It Is High Time To Regulate Social Media Platforms Before It Is Too Late

Silicon Valley, in the past week, faced renewed calls for bigger social media platform regulation amid the rising scandal of Russian interference in the United States elections in 2016. Given the growing awareness of serious issues within the internet giants in the United States, it is an opportune time to discuss how to best regulate the most popular media websites in the world.
 
BENEFITS THAT SOCIAL MEDIA COULD BRING

Social media is a wonderful way of introducing people to a brand. It could introduce them gently to products and services of a company without the target audience feeling as if the business is shoving marketing in their faces or pressuring them to view ads that they’re not interested in seeing in the first place. Social media interactions are on public display. One of the strongest marketing benefits that social media could bring includes a chance to showcase positive customer service efforts.
 
Without social media, a business is limited to attracting people who look for the brand name, search for terms for which business ranks or those that already know about the website. With social media and the big audience of those willing to share and re-share content, one could amplify the reach and draw clicks from people how have never heard of the business or brand before.
 
SHOULD SOCIAL MEDIA WEBSITES BE REGULATED?

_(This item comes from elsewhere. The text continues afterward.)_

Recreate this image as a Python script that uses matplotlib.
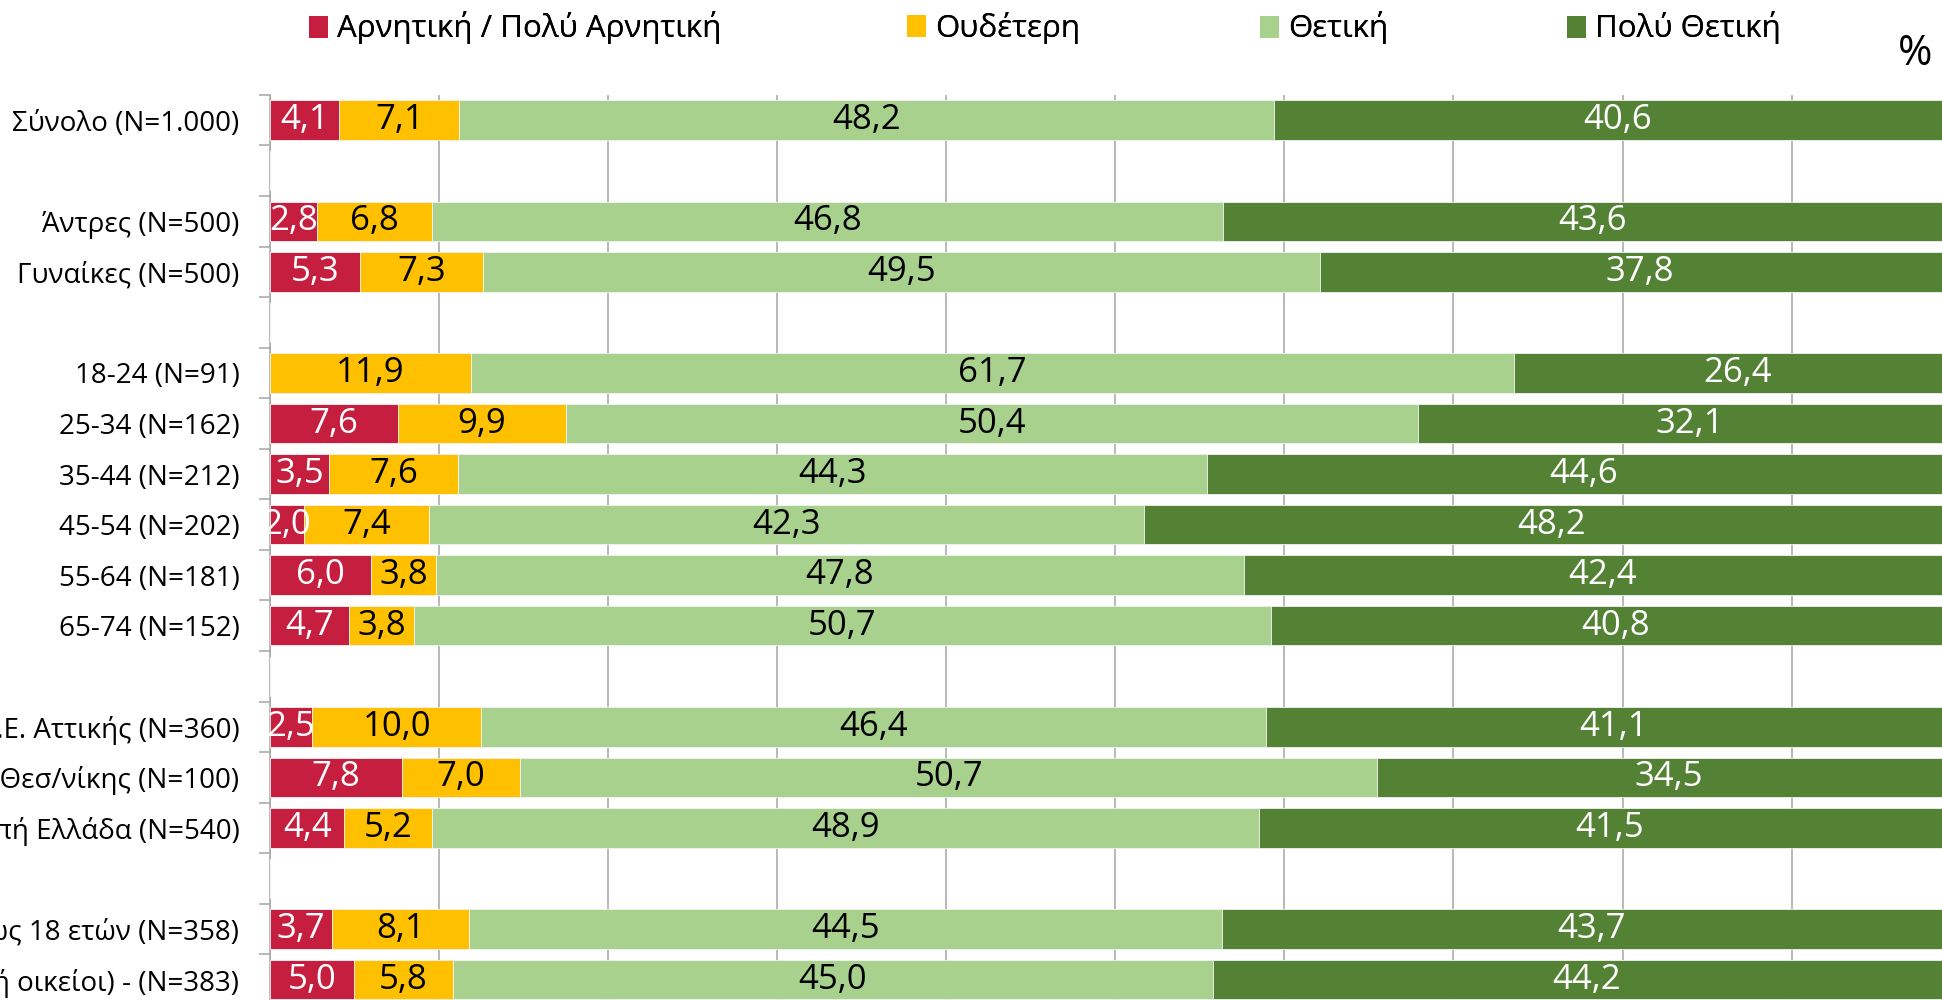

In the social media world, bogus media accounts abound. This is because anyone could create or even purchase a fake account and use it for different reasons, whether to make themselves seem more popular than they really are, send spam or for more malicious reasons. Also, there are grey areas in the social media space that could cause concern to business owners.
 
Brands and businesses everywhere engage with top social media sites, but little is documented regarding the risk to brands of now being aware of who they are engaging with. With numerous fraudulent accounts, as well as the absence of a fundamental way of providing the identity online, what is to stop someone from hitting the company hard, when it comes to reputation? When people are anonymous, they could say things without repercussions effectively. Just consider the damage to the online trolling and bullying. In a similar way, a company’s name could be slandered, libelous and false allegations could be made with a sense of security, which anonymity brings. Moreover, people could wrongly think that they are above the law, which of course is bad news for organizations whose reputations are on the line.
 
TALKS ON REGULATION

Last week, the United States Senate Intelligence Committee has grilled senior legal counsel for Google, Facebook, and Twitter on their roles in Russian efforts to influence the election in the United States. The candid admissions from social media giants focus a much-needed attention to the serious issues inherent in large intermediaries’ data-extensive business models. As the United States election scandal shows, big social media entities do not only have fewer safeguards in safeguarding deliberate information manipulation, but they also have financial interests to maintain the status quo. Unfettered information flows and unconstrained advertising revenue are key to their business models and the model is extremely profitable.
 
A NEW PARADIGM PROPOSAL

By allowing anyone to make and share content social media platforms have decentralized the way information and opinions are shared in society. This brought tremendous public value, like freedom of speech and allowing education access. Nevertheless, it also has enabled individuals to spread terrorist agendas, hate speech, and fake content that could threaten social harmony and national security. Some argue that the social media environment must be thoroughly fed and left to user discretion. This anti-regulation approach is irresponsible about public interests. Without fast actions by authorities, consequences to national security and of course personal wellbeing could be irreparable. Some regulation is necessary to strike balance between free speech and protecting public interests, like social harmony and national security. 
  1. Content standards must be interpreted and operationalize on social media platforms via an inclusive mechanism. In terms of interpreting content laws, the speed and scale of the digital world make court decisions impractical. One idea is for governments as well as social media platforms should co-develop a fast mechanism that allows a spectrum of public voices to influence the interpretation of content laws in grey aspects.
  2. Governments and social media giants must establish a public accountability system. A great example is the Code of Conduct on Countering Illegal Online Hate Speech, which is established by the European Commission and four major social media platforms in 2016. It sets public goals as to how rapidly illegal hate speech must be reviewed and then removed. The results are published regularly.
  3. Social media platforms and governments must both make commitments and should be held jointly accountable to public goals. For instance, although social media giants invest in systems that detect and review potentially illegal content, governments must engage the public on what constitutes ‘fake news’ and ‘hate speech’, so user-flagging will be more effective. 
In democratic countries, anonymous accounts must be prohibited. A lot raise the objection that employers check social media and they could get sacked or not hired if they made public of themselves. This is a problem of the lack of freedom of speech. Through implementing a law that enables hefty fines for social media giants that are unable to take down obviously illegal content, Germany argued that without legislation social media platforms would not take responsibilities seriously.
 
Governments all over the world must recognize social media platforms as legitimate representations of public interests. Governments and social media organizations are co-stewards of public interest and thus should hold joint accountability and responsibility in regulating the social media scenario in a way that represents public interests best. It is about time that they work collaboratively under the new co-regulation paradigm.